23 It is unnecessary, however, to resolve whether Dr Witton did in fact have available to him the Departmental advice when making his recommendation on 17 December 2011. In all likelihood, he did not.
24 Irrespective of how that factual dispute may ultimately have been resolved, it is separately concluded that no finding should be made that Dr Witton placed any reliance upon the 15 December 2011 Departmental advice when making his recommendation in respect to the Appellant.
25 Even if a finding were to be made based upon Dr Witton's Statement of Reasons in respect to SZRFK that the Departmental advice was in fact "provided" to him on 15 December 2011, no separate finding can be made that he took it into account when making his recommendation in respect to the Appellant because:
there is no reference in Dr Witton's Statement of Reasons to the Departmental advice comparable to the reference to paragraph [40] in the SZRFK Statement of Reasons; and
there is no express reference elsewhere in his Statement of Reasons to the 15 December 2011 advice.

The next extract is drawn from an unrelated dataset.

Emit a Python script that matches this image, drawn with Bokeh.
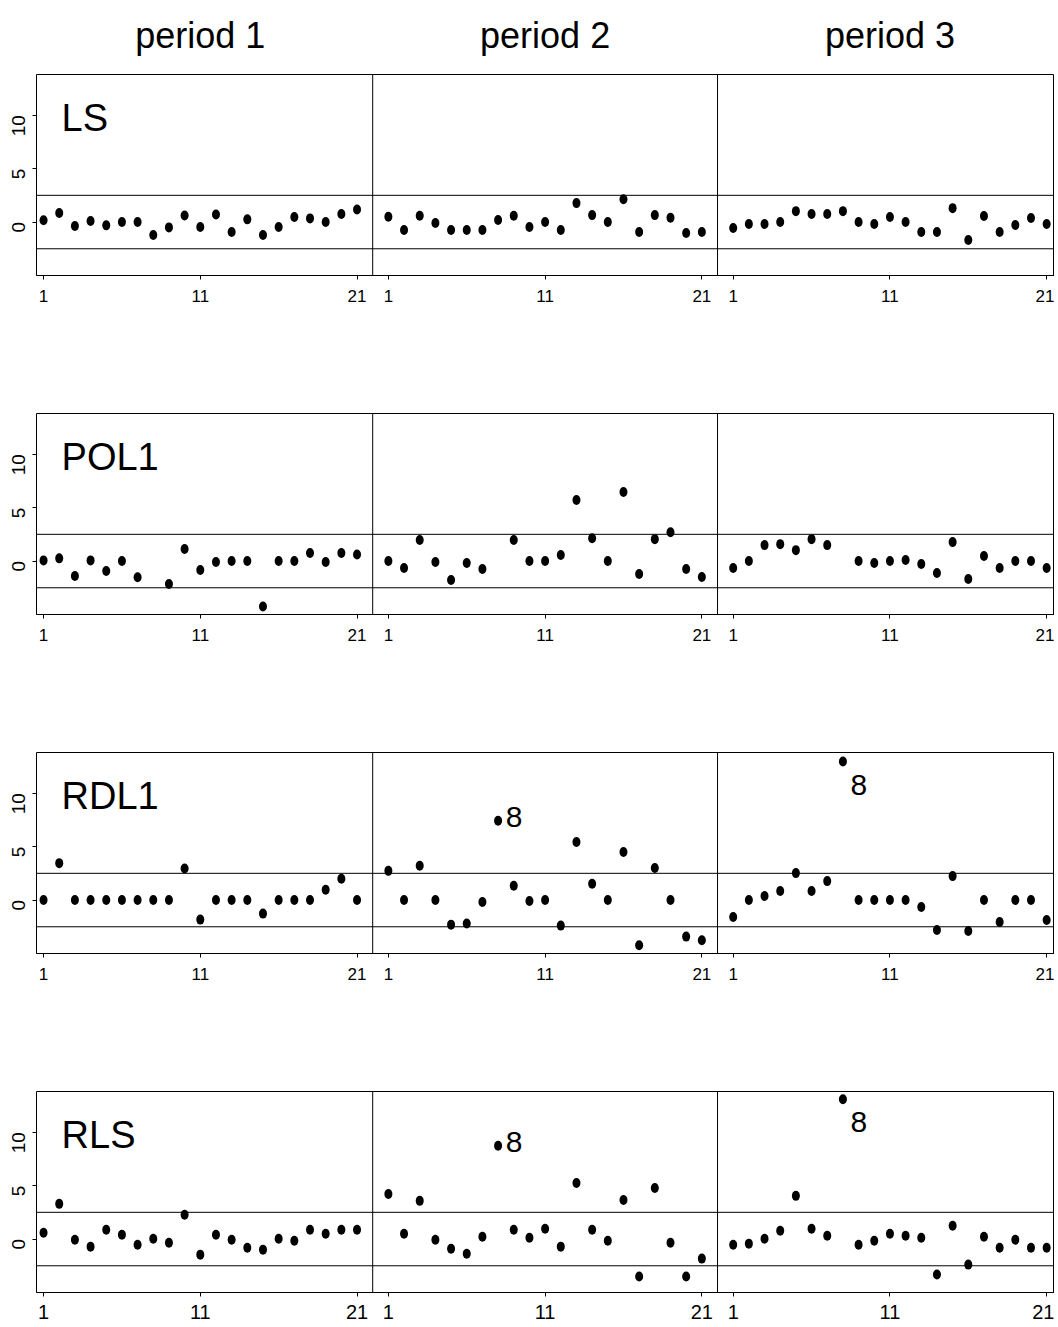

Moreover, Dr Witton's Statement of Reasons in respect to the Appellant expressly states:
Country Information
34. The reviewer has had regard to country information cited and specifically referred to in the delegate's decision as well as material submitted by the claimant and his adviser and other relevant material consulted by the viewer and discussed with the claimant at the interview, and herein cited.
There is no reference in the material "herein cited" to the Departmental advice. In the absence of a persuasive reason to the contrary, the statement by Dr Witton regarding what he relied upon when making his recommendation should be accepted.
26 The identification of the "other relevant material consulted", and the absence of any reference to the Departmental advice amongst that material, should be accepted.